— To do —
Tell how many lines have the string "this" in them, and write nothing besides the number.

— Task inputs —
----------------------------------------
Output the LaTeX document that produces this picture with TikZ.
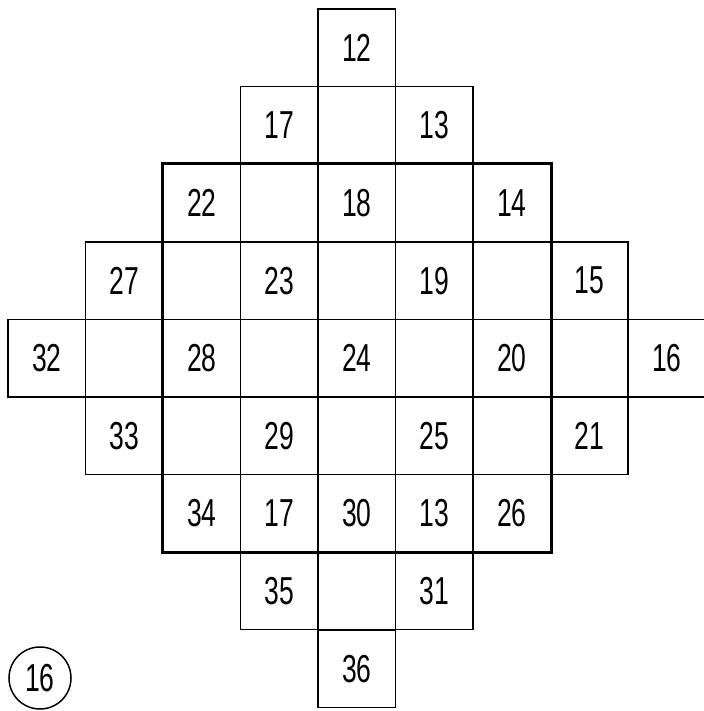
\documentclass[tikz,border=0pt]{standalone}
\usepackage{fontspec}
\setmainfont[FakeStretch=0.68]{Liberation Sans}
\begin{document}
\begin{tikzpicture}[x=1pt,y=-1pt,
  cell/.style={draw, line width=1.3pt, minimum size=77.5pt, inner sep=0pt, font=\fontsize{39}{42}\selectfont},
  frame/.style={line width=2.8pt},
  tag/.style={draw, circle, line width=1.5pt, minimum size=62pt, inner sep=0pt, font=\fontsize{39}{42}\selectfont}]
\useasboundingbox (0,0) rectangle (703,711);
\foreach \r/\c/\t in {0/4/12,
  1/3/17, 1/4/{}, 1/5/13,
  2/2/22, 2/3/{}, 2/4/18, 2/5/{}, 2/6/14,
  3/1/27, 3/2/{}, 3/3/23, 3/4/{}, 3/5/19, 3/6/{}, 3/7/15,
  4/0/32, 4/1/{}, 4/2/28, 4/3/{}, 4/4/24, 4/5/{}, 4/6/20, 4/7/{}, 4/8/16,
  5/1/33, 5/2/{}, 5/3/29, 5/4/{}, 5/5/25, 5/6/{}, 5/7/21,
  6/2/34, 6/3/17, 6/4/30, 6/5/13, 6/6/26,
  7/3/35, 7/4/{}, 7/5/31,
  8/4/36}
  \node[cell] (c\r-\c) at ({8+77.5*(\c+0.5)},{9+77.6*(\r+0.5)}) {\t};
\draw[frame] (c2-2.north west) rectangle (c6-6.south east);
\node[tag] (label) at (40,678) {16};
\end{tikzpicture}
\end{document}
----------------------------------------
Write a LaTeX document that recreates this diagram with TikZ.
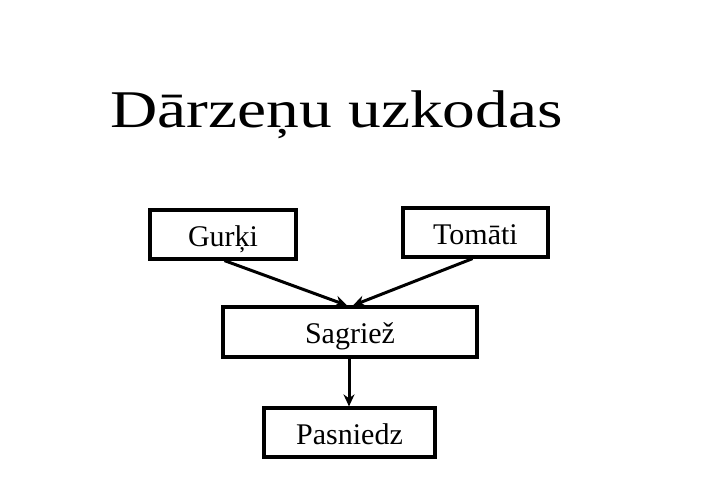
----------------------------------------
— Task result —
2